Roanoke Times Copyright (c) 1995, Landmark Communications, Inc. DATE: THURSDAY, June 28, 1990 TAG: 9006280795 SECTION: NATIONAL/INTERNATIONAL PAGE: A/1 EDITION: EVENING SOURCE: Associated Press DATELINE: CHICAGO LENGTH: Medium
In a voice vote Wednesday, the AMA's 436-member policy-making House of Delegates endorsed testing and possible use of the RU-486 abortion pill.
"The abortion issue, pro and con, should not interfere with our ability to conduct all kinds of investigations for all kinds of problems," said Dr. Charles Sherman, chairman of the AMA committee that recommended support for the pill.
The pill is not available in the United States, and no U.S. companies have applied for Food and Drug Administration approval to market it in this country because, doctors say, they fear running afoul of the anti-abortion movement.
Some doctors in the AMA, whose 290,000 members account for about 45 percent of the nation's physicians, said the pill appears safer and cheaper than surgical abortion and may be useful in treating brain tumors, breast cancer and other illnesses.
A leading abortion opponent attacked the AMA action.
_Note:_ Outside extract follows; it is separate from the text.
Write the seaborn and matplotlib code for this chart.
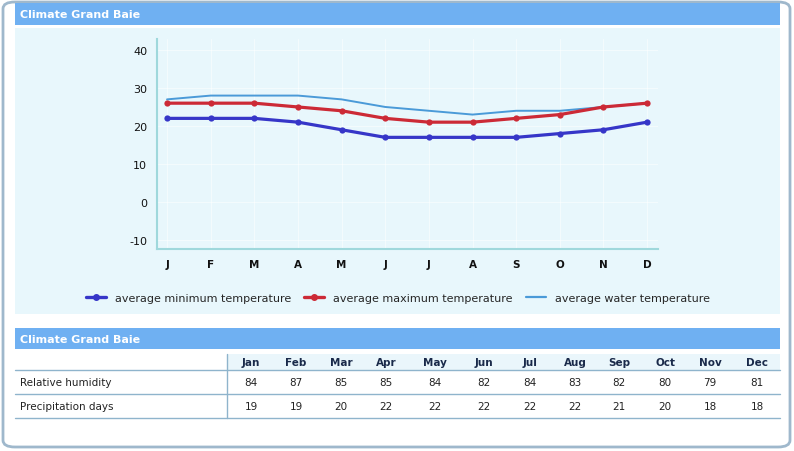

"I think it is outrageous for doctors to be thinking up better ways for killing their little patients," John Willke, president of National Right to Life, said in a telephone interview from his Washington office.
But the director of the Reproductive Health Technologies Project, a coalition of abortion rights, family planning and women's health groups, welcomed the AMA move.
"It's extremely important that the AMA, representing the mainstream medical community in the country, has spoken out," Marie Bass said from Washington.
The drug causes the uterus to shed its lining, as occurs in menstruation, and expel a fertilized egg.
RU-486, or mifepristone, was developed in 1980 by the French pharmaceutical company Roussel Uclaf and approved for use there in September 1988.
The following month, Roussel Uclaf pulled RU-486 off the market because anti-abortion advocates boycotted the company's products. Two days later, the French government, a minority owner of the company, ordered it to resume marketing.